**Exercise brief**
Nothing in the data should change when you return it, but leave the pictures out.

**Collected material**

________________________________________

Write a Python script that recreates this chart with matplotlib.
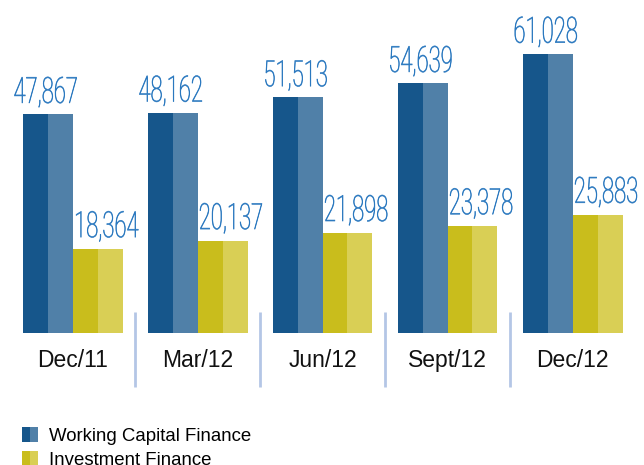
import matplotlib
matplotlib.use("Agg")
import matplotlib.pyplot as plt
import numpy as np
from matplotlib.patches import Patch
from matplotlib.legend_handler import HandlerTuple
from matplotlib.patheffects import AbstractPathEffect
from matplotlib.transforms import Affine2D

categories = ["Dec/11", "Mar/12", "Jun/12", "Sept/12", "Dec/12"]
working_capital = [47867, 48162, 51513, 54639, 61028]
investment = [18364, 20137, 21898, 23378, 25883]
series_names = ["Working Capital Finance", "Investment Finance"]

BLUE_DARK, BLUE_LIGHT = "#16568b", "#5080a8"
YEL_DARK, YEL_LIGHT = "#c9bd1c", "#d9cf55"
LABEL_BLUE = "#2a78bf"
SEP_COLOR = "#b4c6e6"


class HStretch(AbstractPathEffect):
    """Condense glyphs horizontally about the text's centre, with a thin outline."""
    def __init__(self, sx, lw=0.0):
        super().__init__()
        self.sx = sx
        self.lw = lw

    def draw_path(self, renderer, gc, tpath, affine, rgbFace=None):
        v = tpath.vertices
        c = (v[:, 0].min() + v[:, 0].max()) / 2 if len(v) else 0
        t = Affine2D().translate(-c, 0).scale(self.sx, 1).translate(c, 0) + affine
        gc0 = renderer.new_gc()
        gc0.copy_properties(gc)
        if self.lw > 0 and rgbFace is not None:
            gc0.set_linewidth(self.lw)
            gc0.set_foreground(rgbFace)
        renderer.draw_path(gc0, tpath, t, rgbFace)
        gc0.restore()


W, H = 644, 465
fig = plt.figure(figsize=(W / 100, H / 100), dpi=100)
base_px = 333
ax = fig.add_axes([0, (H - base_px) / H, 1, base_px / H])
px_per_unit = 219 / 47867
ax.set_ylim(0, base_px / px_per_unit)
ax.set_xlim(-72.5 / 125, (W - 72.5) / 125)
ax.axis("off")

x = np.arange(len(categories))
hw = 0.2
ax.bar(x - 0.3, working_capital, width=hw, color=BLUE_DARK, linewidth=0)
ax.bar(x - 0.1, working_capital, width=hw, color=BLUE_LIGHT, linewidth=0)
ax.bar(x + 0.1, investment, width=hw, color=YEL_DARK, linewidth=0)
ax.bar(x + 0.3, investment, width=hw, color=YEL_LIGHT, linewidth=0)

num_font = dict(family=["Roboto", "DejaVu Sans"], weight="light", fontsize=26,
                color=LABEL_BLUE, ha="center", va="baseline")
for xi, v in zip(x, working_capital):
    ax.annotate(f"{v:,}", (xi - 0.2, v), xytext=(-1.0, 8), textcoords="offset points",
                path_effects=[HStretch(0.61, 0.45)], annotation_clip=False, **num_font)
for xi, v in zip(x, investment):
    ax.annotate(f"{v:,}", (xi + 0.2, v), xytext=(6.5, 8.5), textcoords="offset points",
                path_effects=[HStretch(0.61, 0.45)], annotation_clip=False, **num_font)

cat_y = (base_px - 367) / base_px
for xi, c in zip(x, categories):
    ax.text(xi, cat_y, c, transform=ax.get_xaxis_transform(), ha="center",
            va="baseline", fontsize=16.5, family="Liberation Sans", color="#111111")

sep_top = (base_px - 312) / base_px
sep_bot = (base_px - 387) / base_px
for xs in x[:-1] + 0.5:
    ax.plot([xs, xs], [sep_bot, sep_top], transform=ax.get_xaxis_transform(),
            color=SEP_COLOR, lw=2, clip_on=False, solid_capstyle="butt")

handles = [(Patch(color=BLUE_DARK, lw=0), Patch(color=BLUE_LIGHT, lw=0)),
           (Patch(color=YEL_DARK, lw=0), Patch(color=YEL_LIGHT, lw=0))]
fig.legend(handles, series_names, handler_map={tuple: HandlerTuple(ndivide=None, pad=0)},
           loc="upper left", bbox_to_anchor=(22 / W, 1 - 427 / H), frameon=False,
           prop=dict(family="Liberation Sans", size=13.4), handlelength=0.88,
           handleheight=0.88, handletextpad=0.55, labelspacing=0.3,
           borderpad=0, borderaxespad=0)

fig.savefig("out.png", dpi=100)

________________________________________

**Answer to this task**
Write a Python script that recreates this chart with matplotlib.
import matplotlib
matplotlib.use("Agg")
import matplotlib.pyplot as plt
import numpy as np
from matplotlib.patches import Patch
from matplotlib.legend_handler import HandlerTuple
from matplotlib.patheffects import AbstractPathEffect
from matplotlib.transforms import Affine2D

categories = ["Dec/11", "Mar/12", "Jun/12", "Sept/12", "Dec/12"]
working_capital = [47867, 48162, 51513, 54639, 61028]
investment = [18364, 20137, 21898, 23378, 25883]
series_names = ["Working Capital Finance", "Investment Finance"]

BLUE_DARK, BLUE_LIGHT = "#16568b", "#5080a8"
YEL_DARK, YEL_LIGHT = "#c9bd1c", "#d9cf55"
LABEL_BLUE = "#2a78bf"
SEP_COLOR = "#b4c6e6"


class HStretch(AbstractPathEffect):
    """Condense glyphs horizontally about the text's centre, with a thin outline."""
    def __init__(self, sx, lw=0.0):
        super().__init__()
        self.sx = sx
        self.lw = lw

    def draw_path(self, renderer, gc, tpath, affine, rgbFace=None):
        v = tpath.vertices
        c = (v[:, 0].min() + v[:, 0].max()) / 2 if len(v) else 0
        t = Affine2D().translate(-c, 0).scale(self.sx, 1).translate(c, 0) + affine
        gc0 = renderer.new_gc()
        gc0.copy_properties(gc)
        if self.lw > 0 and rgbFace is not None:
            gc0.set_linewidth(self.lw)
            gc0.set_foreground(rgbFace)
        renderer.draw_path(gc0, tpath, t, rgbFace)
        gc0.restore()


W, H = 644, 465
fig = plt.figure(figsize=(W / 100, H / 100), dpi=100)
base_px = 333
ax = fig.add_axes([0, (H - base_px) / H, 1, base_px / H])
px_per_unit = 219 / 47867
ax.set_ylim(0, base_px / px_per_unit)
ax.set_xlim(-72.5 / 125, (W - 72.5) / 125)
ax.axis("off")

x = np.arange(len(categories))
hw = 0.2
ax.bar(x - 0.3, working_capital, width=hw, color=BLUE_DARK, linewidth=0)
ax.bar(x - 0.1, working_capital, width=hw, color=BLUE_LIGHT, linewidth=0)
ax.bar(x + 0.1, investment, width=hw, color=YEL_DARK, linewidth=0)
ax.bar(x + 0.3, investment, width=hw, color=YEL_LIGHT, linewidth=0)

num_font = dict(family=["Roboto", "DejaVu Sans"], weight="light", fontsize=26,
                color=LABEL_BLUE, ha="center", va="baseline")
for xi, v in zip(x, working_capital):
    ax.annotate(f"{v:,}", (xi - 0.2, v), xytext=(-1.0, 8), textcoords="offset points",
                path_effects=[HStretch(0.61, 0.45)], annotation_clip=False, **num_font)
for xi, v in zip(x, investment):
    ax.annotate(f"{v:,}", (xi + 0.2, v), xytext=(6.5, 8.5), textcoords="offset points",
                path_effects=[HStretch(0.61, 0.45)], annotation_clip=False, **num_font)

cat_y = (base_px - 367) / base_px
for xi, c in zip(x, categories):
    ax.text(xi, cat_y, c, transform=ax.get_xaxis_transform(), ha="center",
            va="baseline", fontsize=16.5, family="Liberation Sans", color="#111111")

sep_top = (base_px - 312) / base_px
sep_bot = (base_px - 387) / base_px
for xs in x[:-1] + 0.5:
    ax.plot([xs, xs], [sep_bot, sep_top], transform=ax.get_xaxis_transform(),
            color=SEP_COLOR, lw=2, clip_on=False, solid_capstyle="butt")

handles = [(Patch(color=BLUE_DARK, lw=0), Patch(color=BLUE_LIGHT, lw=0)),
           (Patch(color=YEL_DARK, lw=0), Patch(color=YEL_LIGHT, lw=0))]
fig.legend(handles, series_names, handler_map={tuple: HandlerTuple(ndivide=None, pad=0)},
           loc="upper left", bbox_to_anchor=(22 / W, 1 - 427 / H), frameon=False,
           prop=dict(family="Liberation Sans", size=13.4), handlelength=0.88,
           handleheight=0.88, handletextpad=0.55, labelspacing=0.3,
           borderpad=0, borderaxespad=0)

fig.savefig("out.png", dpi=100)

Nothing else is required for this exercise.